WHAT IS BEING ASKED: Pictures excluded, return the lines below from the first through the line holding "from matplotlib.ticker import".

Figure scripts
● ● ● ●

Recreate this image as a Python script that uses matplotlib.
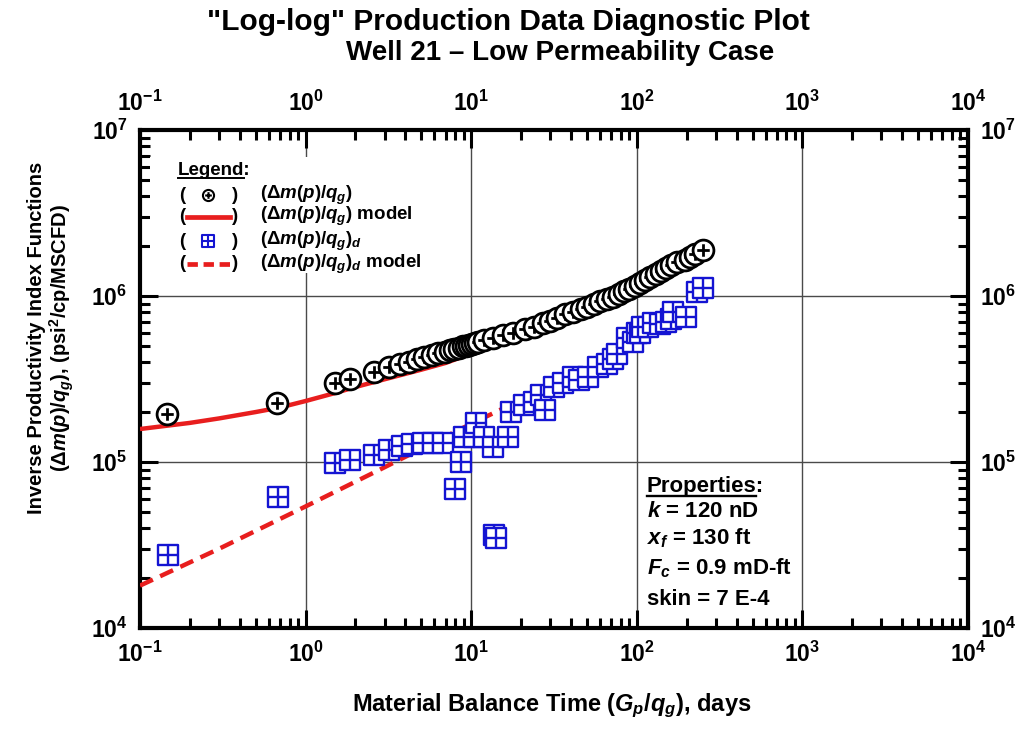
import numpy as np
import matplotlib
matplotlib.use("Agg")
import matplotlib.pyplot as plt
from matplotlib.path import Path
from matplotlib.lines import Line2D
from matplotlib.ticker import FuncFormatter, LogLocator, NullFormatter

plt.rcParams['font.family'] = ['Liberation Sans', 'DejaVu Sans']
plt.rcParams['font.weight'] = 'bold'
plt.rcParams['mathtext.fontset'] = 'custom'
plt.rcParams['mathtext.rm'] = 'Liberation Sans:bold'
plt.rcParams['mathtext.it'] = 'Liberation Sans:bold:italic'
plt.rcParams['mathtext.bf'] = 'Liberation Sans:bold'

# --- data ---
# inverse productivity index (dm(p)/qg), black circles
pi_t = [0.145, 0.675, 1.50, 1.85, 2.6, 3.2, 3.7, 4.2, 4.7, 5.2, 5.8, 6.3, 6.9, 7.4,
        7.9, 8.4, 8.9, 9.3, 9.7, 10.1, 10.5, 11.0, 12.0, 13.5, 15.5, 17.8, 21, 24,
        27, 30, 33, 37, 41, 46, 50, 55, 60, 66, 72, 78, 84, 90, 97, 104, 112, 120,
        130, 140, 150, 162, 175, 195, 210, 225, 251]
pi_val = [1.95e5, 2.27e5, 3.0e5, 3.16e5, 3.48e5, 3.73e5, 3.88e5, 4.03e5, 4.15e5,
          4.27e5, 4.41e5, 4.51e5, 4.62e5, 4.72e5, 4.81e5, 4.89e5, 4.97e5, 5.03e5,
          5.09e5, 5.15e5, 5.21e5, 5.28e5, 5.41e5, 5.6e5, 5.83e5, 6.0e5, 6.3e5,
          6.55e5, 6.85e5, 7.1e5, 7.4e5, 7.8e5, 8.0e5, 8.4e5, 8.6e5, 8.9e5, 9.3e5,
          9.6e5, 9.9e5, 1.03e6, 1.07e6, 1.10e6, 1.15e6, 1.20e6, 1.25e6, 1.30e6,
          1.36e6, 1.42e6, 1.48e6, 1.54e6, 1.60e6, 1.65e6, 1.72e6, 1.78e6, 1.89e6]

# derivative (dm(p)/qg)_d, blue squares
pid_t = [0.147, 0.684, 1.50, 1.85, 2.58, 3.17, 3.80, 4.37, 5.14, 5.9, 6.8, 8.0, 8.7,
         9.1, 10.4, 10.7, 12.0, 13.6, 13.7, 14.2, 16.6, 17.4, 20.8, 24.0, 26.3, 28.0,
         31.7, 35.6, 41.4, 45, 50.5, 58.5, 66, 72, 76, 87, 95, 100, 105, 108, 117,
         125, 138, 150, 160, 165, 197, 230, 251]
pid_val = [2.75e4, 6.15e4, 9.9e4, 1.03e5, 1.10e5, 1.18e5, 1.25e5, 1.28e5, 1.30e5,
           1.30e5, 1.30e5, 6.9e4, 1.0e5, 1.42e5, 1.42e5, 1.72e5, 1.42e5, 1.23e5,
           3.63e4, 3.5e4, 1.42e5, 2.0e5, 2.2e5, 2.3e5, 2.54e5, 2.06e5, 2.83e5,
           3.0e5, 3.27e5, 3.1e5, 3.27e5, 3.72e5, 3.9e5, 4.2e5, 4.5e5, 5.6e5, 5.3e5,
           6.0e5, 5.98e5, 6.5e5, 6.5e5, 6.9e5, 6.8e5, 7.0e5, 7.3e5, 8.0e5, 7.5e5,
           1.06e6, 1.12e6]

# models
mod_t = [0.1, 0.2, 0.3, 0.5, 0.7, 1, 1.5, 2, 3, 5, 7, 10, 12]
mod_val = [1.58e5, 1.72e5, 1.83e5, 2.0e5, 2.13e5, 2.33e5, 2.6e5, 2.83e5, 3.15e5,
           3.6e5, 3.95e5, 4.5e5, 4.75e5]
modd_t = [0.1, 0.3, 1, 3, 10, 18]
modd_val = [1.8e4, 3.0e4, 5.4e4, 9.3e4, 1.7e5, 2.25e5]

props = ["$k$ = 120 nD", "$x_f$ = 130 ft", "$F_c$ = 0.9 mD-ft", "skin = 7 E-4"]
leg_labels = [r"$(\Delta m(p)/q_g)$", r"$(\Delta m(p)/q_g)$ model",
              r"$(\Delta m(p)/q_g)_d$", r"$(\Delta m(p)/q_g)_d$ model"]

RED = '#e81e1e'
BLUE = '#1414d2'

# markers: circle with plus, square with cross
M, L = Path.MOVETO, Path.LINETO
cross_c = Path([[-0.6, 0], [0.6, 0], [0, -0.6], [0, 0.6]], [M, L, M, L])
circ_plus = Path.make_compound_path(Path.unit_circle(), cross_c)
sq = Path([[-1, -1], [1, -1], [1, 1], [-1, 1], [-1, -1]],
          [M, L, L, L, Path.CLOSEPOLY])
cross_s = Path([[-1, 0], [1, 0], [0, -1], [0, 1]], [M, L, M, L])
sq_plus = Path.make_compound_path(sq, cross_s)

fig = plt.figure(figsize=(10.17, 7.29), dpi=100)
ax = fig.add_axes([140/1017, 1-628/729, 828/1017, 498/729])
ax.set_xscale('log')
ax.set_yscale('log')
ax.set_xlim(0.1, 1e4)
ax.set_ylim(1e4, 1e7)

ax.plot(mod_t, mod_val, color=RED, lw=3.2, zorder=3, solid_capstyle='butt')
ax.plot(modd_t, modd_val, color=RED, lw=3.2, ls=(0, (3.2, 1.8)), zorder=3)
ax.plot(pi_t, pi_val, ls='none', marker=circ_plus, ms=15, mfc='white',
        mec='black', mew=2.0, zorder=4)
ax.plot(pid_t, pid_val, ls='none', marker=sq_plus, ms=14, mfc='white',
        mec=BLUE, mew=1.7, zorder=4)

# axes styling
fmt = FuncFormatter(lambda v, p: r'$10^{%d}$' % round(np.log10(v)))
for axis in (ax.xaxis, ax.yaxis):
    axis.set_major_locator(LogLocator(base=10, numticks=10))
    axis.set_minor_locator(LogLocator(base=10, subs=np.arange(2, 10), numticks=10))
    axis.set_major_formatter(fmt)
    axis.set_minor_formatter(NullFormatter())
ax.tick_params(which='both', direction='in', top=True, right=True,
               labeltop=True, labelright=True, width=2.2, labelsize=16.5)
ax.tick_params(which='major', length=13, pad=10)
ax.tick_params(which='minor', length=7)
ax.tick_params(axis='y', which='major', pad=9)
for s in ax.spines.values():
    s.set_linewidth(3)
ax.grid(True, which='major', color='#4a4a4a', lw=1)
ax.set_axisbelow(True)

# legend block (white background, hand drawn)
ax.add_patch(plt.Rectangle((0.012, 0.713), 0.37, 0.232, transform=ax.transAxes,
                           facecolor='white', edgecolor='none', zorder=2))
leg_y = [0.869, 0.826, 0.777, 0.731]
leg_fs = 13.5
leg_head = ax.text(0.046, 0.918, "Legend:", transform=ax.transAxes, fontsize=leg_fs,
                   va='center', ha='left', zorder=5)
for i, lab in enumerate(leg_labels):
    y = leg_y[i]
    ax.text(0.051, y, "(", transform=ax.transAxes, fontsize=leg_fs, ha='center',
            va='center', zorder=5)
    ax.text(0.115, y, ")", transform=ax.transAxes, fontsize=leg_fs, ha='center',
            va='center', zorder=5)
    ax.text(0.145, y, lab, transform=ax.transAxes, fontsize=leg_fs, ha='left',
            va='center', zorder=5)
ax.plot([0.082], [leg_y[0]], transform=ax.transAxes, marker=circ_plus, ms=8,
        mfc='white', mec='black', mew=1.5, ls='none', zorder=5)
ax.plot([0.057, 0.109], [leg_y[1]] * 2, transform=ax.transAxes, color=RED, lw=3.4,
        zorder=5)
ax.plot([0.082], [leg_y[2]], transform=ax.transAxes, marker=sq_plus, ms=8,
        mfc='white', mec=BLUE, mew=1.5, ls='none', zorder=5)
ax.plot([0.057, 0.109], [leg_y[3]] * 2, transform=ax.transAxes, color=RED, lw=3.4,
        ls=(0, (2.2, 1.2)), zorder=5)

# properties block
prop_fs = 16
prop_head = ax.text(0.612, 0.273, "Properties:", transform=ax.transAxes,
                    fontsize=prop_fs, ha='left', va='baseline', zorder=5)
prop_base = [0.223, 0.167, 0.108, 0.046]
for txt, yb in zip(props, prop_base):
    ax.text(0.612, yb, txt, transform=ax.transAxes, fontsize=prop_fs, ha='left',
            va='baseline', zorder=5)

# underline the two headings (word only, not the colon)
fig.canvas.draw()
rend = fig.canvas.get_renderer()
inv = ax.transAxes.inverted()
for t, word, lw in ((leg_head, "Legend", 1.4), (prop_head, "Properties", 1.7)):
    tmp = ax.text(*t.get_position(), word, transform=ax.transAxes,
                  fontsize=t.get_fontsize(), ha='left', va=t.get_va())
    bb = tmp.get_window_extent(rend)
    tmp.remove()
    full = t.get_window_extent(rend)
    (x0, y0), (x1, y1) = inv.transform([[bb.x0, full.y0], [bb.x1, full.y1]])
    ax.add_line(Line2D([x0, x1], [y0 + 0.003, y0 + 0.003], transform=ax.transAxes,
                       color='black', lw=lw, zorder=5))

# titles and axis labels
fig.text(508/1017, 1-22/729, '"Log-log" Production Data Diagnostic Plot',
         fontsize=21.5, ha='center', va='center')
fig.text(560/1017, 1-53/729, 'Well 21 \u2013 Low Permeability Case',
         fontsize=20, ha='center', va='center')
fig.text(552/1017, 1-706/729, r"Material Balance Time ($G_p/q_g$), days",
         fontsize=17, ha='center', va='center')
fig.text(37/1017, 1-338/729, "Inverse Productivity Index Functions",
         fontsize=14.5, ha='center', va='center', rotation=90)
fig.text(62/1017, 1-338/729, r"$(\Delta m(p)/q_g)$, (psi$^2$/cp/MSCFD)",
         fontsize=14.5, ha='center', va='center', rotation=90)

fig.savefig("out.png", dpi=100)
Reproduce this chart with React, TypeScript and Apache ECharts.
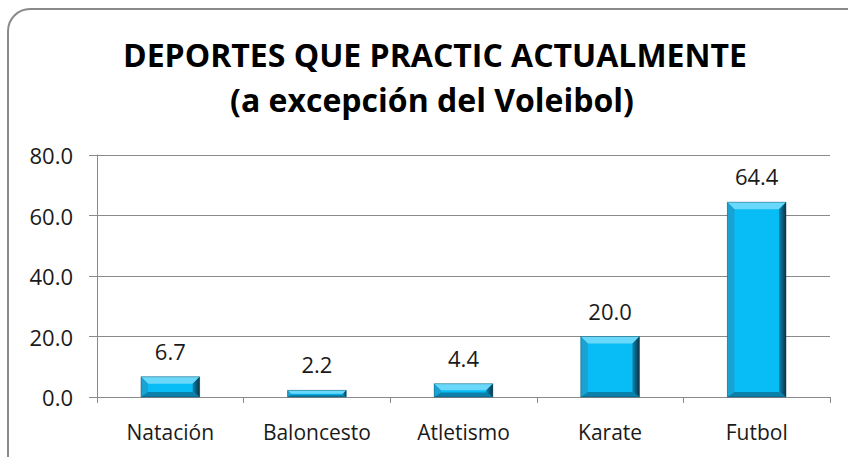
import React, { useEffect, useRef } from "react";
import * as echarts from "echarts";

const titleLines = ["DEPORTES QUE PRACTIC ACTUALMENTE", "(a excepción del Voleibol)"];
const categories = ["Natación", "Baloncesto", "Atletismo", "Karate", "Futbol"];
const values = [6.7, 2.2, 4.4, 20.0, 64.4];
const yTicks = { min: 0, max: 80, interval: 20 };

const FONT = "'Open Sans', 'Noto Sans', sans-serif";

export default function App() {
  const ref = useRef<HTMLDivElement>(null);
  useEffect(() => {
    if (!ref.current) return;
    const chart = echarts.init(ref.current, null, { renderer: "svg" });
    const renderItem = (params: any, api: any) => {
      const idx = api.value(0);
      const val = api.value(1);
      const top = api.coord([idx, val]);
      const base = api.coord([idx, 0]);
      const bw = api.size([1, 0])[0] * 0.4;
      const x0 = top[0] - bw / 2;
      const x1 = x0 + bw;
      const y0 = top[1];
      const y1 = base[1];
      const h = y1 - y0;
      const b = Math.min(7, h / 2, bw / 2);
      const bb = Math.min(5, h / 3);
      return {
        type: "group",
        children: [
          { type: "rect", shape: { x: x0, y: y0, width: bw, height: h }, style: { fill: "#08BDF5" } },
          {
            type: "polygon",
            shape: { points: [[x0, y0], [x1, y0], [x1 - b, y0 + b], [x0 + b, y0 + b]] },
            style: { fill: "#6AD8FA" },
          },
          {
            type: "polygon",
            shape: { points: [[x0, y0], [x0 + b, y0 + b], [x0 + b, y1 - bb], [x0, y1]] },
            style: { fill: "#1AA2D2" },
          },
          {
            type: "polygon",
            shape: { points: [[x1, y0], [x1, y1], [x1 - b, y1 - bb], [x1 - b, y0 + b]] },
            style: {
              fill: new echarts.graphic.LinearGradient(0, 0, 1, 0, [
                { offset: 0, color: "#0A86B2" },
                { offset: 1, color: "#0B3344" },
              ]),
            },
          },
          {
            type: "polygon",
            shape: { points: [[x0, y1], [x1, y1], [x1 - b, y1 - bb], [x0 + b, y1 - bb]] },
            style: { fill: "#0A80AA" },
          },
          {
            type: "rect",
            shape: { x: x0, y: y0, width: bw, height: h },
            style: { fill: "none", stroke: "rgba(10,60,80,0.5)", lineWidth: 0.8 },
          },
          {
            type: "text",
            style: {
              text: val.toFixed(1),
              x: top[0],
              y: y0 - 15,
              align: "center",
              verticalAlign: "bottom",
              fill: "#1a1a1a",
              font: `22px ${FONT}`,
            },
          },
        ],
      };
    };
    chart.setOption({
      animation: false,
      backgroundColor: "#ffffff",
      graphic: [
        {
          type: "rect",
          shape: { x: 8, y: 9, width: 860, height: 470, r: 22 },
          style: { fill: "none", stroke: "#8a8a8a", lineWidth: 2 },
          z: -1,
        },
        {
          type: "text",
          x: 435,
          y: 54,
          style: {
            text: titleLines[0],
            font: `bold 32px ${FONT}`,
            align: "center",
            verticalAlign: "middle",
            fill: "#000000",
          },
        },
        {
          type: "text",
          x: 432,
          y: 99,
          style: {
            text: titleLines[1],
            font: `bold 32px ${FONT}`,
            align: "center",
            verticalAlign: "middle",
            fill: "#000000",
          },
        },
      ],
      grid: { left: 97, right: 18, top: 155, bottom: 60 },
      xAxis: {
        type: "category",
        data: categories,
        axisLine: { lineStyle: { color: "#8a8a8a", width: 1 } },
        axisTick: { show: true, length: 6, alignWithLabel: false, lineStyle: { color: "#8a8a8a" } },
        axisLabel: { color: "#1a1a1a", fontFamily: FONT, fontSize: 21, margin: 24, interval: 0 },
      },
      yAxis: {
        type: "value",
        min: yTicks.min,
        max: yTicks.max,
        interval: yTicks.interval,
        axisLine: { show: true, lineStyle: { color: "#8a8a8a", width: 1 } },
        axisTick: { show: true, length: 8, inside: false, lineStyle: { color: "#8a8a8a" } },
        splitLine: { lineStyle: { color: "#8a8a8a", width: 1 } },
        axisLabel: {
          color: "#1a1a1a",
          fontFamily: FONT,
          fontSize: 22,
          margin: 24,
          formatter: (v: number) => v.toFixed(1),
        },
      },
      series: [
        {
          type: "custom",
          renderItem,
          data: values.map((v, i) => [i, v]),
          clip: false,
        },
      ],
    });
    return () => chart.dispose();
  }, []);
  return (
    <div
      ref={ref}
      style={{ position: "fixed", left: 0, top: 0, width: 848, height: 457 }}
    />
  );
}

● ● ● ●

TASK OUTPUT:
Recreate this image as a Python script that uses matplotlib.
import numpy as np
import matplotlib
matplotlib.use("Agg")
import matplotlib.pyplot as plt
from matplotlib.path import Path
from matplotlib.lines import Line2D
from matplotlib.ticker import FuncFormatter, LogLocator, NullFormatter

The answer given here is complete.